**STORED RECORDS**
"""
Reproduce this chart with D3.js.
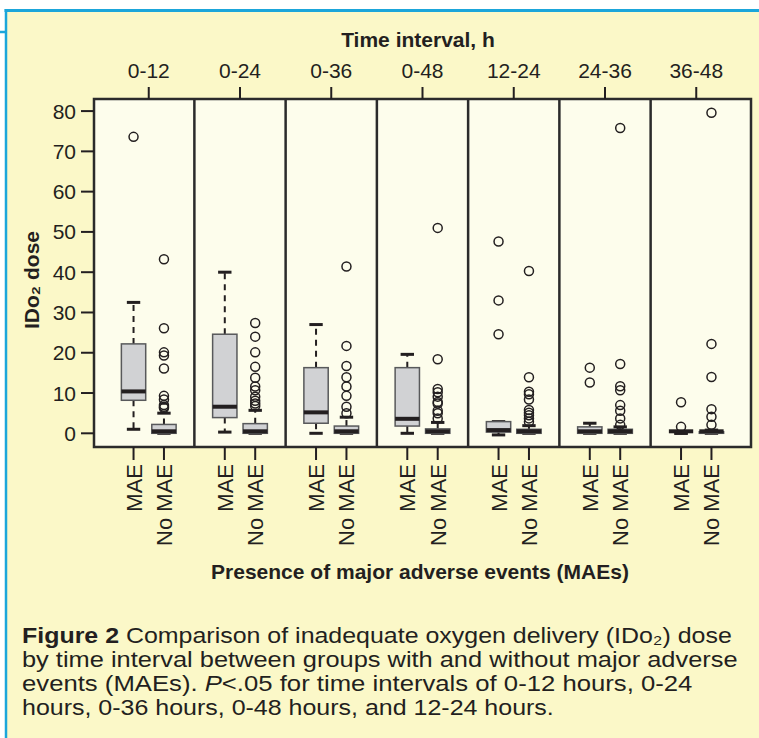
"""
"""
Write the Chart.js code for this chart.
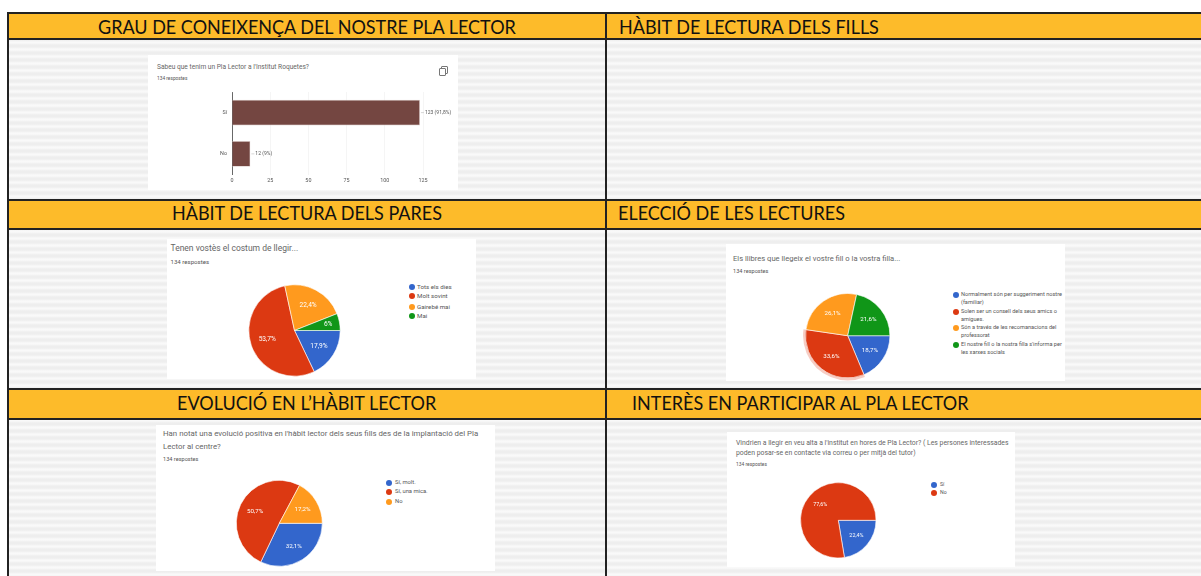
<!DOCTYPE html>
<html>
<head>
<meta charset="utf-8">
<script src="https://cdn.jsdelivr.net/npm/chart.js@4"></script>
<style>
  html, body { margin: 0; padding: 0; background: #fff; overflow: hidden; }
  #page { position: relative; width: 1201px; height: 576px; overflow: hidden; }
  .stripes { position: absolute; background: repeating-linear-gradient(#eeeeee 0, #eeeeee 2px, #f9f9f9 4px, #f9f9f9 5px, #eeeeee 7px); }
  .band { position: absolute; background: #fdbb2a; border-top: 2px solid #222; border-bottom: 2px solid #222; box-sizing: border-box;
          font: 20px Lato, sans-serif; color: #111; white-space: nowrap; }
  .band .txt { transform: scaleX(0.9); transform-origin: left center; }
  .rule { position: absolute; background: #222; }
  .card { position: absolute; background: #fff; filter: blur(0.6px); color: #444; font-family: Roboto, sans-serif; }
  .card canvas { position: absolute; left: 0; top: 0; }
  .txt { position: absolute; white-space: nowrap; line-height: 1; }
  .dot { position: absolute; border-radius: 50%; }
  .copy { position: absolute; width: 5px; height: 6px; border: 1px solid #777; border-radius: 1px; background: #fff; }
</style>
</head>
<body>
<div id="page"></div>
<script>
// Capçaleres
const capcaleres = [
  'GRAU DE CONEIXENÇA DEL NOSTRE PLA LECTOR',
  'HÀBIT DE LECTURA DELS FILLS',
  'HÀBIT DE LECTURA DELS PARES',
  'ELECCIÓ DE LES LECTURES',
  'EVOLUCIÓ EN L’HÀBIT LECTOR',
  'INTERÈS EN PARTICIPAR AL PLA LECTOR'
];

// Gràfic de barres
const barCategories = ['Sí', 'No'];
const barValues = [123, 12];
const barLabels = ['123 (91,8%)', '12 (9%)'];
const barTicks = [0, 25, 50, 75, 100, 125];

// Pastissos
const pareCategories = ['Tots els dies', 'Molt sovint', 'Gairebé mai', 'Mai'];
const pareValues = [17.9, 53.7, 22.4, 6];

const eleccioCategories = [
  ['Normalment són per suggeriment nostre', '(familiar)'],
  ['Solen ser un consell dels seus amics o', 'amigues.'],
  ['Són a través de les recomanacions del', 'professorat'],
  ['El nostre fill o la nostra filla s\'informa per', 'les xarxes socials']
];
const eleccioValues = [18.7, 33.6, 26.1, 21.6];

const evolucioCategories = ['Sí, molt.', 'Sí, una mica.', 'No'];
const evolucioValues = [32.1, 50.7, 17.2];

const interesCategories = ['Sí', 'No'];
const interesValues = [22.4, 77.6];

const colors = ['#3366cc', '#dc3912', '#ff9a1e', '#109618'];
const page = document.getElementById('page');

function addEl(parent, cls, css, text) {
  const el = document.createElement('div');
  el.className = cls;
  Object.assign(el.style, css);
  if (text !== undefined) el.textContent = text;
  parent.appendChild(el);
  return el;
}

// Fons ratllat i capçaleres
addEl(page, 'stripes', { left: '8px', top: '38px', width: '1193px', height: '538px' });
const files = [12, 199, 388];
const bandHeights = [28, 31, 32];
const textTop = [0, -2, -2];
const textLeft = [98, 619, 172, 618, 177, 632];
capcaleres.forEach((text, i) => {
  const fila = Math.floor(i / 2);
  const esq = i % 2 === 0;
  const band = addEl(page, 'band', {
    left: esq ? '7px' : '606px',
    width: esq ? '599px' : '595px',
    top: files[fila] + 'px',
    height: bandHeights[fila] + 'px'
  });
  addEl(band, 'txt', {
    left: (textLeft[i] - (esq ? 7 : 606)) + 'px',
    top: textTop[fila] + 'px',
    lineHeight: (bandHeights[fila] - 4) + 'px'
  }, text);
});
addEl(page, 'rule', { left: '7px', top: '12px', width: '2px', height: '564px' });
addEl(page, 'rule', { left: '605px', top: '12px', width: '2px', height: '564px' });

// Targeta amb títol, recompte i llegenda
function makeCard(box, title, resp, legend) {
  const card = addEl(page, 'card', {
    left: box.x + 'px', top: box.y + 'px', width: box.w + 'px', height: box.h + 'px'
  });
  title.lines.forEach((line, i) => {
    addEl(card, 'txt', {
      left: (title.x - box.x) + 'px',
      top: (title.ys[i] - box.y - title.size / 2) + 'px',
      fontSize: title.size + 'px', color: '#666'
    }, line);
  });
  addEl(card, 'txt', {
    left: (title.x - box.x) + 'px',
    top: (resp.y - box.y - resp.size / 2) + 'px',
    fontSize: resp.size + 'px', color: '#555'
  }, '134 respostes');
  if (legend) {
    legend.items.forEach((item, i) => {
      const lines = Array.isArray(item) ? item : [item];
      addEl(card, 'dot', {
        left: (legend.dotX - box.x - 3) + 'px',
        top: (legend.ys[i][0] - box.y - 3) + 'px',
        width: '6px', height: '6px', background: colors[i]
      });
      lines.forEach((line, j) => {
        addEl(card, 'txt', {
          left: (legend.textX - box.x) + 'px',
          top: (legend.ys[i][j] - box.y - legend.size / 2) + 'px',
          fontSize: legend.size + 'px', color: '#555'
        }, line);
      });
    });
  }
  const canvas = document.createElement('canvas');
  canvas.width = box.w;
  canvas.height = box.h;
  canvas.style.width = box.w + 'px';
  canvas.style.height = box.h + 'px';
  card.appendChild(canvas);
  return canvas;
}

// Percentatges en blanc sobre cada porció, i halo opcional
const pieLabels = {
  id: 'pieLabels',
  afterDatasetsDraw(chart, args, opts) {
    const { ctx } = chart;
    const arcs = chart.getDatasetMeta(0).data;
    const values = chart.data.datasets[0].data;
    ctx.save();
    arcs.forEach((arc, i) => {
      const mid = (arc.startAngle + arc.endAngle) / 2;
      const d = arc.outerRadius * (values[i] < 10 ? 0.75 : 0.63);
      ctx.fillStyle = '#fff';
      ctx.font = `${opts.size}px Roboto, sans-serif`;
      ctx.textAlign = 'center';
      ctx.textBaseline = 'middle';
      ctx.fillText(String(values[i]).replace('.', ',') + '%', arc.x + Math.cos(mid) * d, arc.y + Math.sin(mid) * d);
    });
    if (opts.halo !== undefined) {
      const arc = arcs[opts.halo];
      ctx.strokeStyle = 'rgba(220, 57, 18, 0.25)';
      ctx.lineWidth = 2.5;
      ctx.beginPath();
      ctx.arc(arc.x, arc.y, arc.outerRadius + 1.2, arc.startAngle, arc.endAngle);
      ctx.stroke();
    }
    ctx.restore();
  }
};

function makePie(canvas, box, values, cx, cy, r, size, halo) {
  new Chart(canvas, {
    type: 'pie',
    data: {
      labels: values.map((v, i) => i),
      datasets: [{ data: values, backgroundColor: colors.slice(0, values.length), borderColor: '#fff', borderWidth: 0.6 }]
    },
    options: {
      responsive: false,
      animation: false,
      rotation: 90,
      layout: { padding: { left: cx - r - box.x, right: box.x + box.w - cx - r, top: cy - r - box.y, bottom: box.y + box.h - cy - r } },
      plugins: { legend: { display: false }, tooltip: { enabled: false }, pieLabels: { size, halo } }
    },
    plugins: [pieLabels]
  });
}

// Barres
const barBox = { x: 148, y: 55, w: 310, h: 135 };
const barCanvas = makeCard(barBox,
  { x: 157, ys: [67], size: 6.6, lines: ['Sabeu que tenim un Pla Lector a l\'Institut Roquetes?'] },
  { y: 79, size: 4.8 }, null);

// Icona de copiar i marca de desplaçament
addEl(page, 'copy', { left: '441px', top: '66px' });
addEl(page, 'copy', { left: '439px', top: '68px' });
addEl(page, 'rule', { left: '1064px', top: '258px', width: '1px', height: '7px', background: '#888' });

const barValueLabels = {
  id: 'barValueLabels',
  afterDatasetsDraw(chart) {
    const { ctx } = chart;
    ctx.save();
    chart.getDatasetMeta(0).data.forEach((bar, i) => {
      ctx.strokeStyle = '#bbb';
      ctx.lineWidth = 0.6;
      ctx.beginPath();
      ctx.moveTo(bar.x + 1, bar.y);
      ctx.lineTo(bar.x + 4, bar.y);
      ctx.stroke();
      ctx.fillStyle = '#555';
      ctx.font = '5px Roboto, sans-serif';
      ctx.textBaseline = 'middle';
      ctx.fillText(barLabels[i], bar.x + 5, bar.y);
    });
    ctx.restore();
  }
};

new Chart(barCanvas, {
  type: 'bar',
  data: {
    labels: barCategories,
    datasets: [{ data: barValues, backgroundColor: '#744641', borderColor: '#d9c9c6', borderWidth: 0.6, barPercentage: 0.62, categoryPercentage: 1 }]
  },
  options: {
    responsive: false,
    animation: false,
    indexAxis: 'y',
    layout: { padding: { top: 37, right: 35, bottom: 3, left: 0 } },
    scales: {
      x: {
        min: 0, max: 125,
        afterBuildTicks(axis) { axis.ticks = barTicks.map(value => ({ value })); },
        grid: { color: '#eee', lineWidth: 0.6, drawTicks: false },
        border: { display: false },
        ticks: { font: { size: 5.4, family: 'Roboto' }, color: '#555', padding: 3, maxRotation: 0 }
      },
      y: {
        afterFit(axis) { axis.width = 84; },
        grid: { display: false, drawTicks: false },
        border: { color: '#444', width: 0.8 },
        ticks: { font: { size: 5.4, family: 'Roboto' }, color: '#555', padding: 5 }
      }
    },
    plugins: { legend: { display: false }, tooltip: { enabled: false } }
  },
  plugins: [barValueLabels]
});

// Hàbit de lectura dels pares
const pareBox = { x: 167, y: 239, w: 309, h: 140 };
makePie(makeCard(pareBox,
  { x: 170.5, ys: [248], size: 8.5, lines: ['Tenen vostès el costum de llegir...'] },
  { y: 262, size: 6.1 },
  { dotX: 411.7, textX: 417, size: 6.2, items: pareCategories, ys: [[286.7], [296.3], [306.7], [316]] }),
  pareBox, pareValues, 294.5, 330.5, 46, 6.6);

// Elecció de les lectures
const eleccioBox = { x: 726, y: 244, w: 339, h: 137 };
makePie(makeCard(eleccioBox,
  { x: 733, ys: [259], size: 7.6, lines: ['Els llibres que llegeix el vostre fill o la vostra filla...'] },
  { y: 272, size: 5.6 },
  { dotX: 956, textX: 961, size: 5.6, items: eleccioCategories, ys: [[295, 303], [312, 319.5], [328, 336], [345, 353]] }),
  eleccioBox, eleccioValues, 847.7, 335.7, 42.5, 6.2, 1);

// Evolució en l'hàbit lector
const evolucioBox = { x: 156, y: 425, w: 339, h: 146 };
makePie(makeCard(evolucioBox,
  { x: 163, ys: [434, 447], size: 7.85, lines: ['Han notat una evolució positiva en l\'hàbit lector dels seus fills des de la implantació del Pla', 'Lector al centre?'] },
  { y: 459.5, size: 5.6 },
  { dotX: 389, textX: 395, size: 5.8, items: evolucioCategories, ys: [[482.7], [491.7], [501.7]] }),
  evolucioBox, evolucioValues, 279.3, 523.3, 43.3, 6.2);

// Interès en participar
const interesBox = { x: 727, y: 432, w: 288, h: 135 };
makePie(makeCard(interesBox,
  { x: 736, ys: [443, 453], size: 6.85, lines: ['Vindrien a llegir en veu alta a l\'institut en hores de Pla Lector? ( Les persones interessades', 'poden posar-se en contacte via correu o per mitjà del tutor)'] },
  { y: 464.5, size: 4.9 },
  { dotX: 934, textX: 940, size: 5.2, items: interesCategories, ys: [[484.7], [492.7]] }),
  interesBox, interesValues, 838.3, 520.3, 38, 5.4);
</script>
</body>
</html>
"""
Copy the lines above exactly, starting at the one with "Write the Chart.js code for this chart." and ending at the one with "const eleccioValues = [18.7, 33.6, 26.1, 21.6];", both included. Leave out any pictures and add nothing else.

Write the Chart.js code for this chart.
<!DOCTYPE html>
<html>
<head>
<meta charset="utf-8">
<script src="https://cdn.jsdelivr.net/npm/chart.js@4"></script>
<style>
  html, body { margin: 0; padding: 0; background: #fff; overflow: hidden; }
  #page { position: relative; width: 1201px; height: 576px; overflow: hidden; }
  .stripes { position: absolute; background: repeating-linear-gradient(#eeeeee 0, #eeeeee 2px, #f9f9f9 4px, #f9f9f9 5px, #eeeeee 7px); }
  .band { position: absolute; background: #fdbb2a; border-top: 2px solid #222; border-bottom: 2px solid #222; box-sizing: border-box;
          font: 20px Lato, sans-serif; color: #111; white-space: nowrap; }
  .band .txt { transform: scaleX(0.9); transform-origin: left center; }
  .rule { position: absolute; background: #222; }
  .card { position: absolute; background: #fff; filter: blur(0.6px); color: #444; font-family: Roboto, sans-serif; }
  .card canvas { position: absolute; left: 0; top: 0; }
  .txt { position: absolute; white-space: nowrap; line-height: 1; }
  .dot { position: absolute; border-radius: 50%; }
  .copy { position: absolute; width: 5px; height: 6px; border: 1px solid #777; border-radius: 1px; background: #fff; }
</style>
</head>
<body>
<div id="page"></div>
<script>
// Capçaleres
const capcaleres = [
  'GRAU DE CONEIXENÇA DEL NOSTRE PLA LECTOR',
  'HÀBIT DE LECTURA DELS FILLS',
  'HÀBIT DE LECTURA DELS PARES',
  'ELECCIÓ DE LES LECTURES',
  'EVOLUCIÓ EN L’HÀBIT LECTOR',
  'INTERÈS EN PARTICIPAR AL PLA LECTOR'
];

// Gràfic de barres
const barCategories = ['Sí', 'No'];
const barValues = [123, 12];
const barLabels = ['123 (91,8%)', '12 (9%)'];
const barTicks = [0, 25, 50, 75, 100, 125];

// Pastissos
const pareCategories = ['Tots els dies', 'Molt sovint', 'Gairebé mai', 'Mai'];
const pareValues = [17.9, 53.7, 22.4, 6];

const eleccioCategories = [
  ['Normalment són per suggeriment nostre', '(familiar)'],
  ['Solen ser un consell dels seus amics o', 'amigues.'],
  ['Són a través de les recomanacions del', 'professorat'],
  ['El nostre fill o la nostra filla s\'informa per', 'les xarxes socials']
];
const eleccioValues = [18.7, 33.6, 26.1, 21.6];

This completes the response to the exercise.